Abimelech was prince over Israel three years. God sent an evil spirit between Abimelech and the men of Shechem, and the men of Shechem dealt treacherously with Abimelech, that the violence done to the 70 sons of Jerubbaal might return, that their blood might be laid on Abimelech their brother, who killed them, and on the men of Shechem, who strengthened his hands to kill his brothers. The men of Shechem set an ambush for him on the tops of the mountains, and they robbed all who passed by them along that way, and this was told to Abimelech. Gaal the son of Ebed came with his brothers, and went over to Shechem, and the men of Shechem put their trust in him. They went out into the field, and gathered their vineyards, and trod the grapes, and held festival, and went into the house of their god, and ate and drank, and cursed Abimelech. Gaal the son of Ebed said, “Who is Abimelech, and who is Shechem, that we should serve him? Is not he the son of Jerubbaal? And is not Zebul his officer? Serve the men of Hamor the father of Shechem, but why should we serve him? Would that this people were under my hand! Then I would remove Abimelech. He said to Abimelech, “Increase your army, and come out.” When Zebul the ruler of the city heard the words of Gaal the son of Ebed, his anger was kindled. He sent messengers to Abimelech secretly, saying, “Behold, Gaal the son of Ebed and his brothers are come to Shechem, and behold, they stir up the city against you. Now therefore, go up by night, you and the people who are with you, and lie in wait in the field, and it shall be, that in the morning, as soon as the sun is up, you shall rise early, and rush on the city, and behold, when he and the people who are with him come out against you, then do to them as you shall find opportunity.”

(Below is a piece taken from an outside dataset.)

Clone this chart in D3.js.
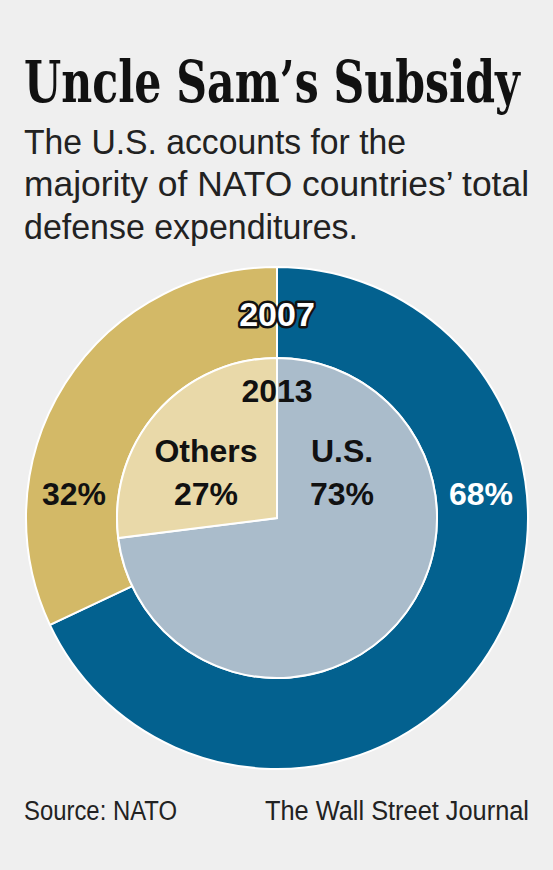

Abimelech rose up, and all the people who were with him, by night, and they laid wait against Shechem in four companies. Gaal the son of Ebed went out, and stood in the entrance of the gate of the city, and Abimelech rose up, and the people who were with him, from the ambush. When Gaal saw the people, he said to Zebul, “Behold, people are coming down from the mountains-tops.” Zebul said to him, “You mistake the shadows of the mountains for men.” Gaal spoke again and said, “Behold, there come people down by the middle of the land, and one company comes by the way of the oak of Meonenim.” Then Zebul said to him, “Where is your mouth now, that you said, ‘Who is Abimelech, that we should serve him?’ Are not these the people that you have despised? Go out now, I pray, and fight with them.” Gaal went out before the men of Shechem, and fought with Abimelech. Abimelech chased him, and he fled before him, and many fell wounded, to the entrance of the gate. Abimelech lived at Arumah, and Zebul drove out Gaal and his brothers, that they could not dwell in Shechem. It happened on the next day, that the people went out into the field. Abimelech was told, so he took the people and divided them into three companies and laid wait in the field, and he looked, and behold, the people came forth out of the city. He rose up against them, and struck them. Abimelech, and the companies that were with him, rushed forward, and stood in the entrance of the gate of the city, and the two companies rushed on all who were in the field, and struck them. Abimelech fought against the city all that day, and he took the city, and killed the people who were in it, and he beat down the city, and sowed it with salt.

When all the men of the tower of Shechem heard of it, they entered into the stronghold of the house of Elberith. It was told to Abimelech that all the men of the tower of Shechem were gathered together. Abimelech got up to Mount Zalmon, he and all the people who were with him, and Abimelech took an axe in his hand, and cut down a bough from the trees, and took it up, and laid it on his shoulder, and he said to the people who were with him, “What you have seen me do, make haste, and do as I have done.” All the people likewise cut down, every man cut his own bough, and followed Abimelech, and laid them before the stronghold, and set the stronghold on fire with them, so that all the people of the tower of Shechem died also, about 1000 men and women. Then Abimelech went to Thebez, and encamped against Thebez, and took it. But there was a strong tower within the city, and there fled all the men and women, and all of the city, and shut themselves in, and they got up to the roof of the tower. Abimelech came to the tower, and fought against it, and drew near to the door of the tower to burn it with fire. A certain woman cast an upper millstone on Abimelech's head, and broke his skull. Then he called hastily to the young man his armor bearer, and said to him, “Draw your sword, and kill me, so that men will not say of me, ‘A woman killed him.’” His young man thrust him through, and he died. When the men of Israel saw that Abimelech was dead, every man departed to his own place. Thus God repaid the wickedness of Abimelech, which he did to his father, in killing his 70 brothers, and all the wickedness of the men of Shechem, God repaid on their heads, and on them came the curse of Jotham the son of Jerubbaal.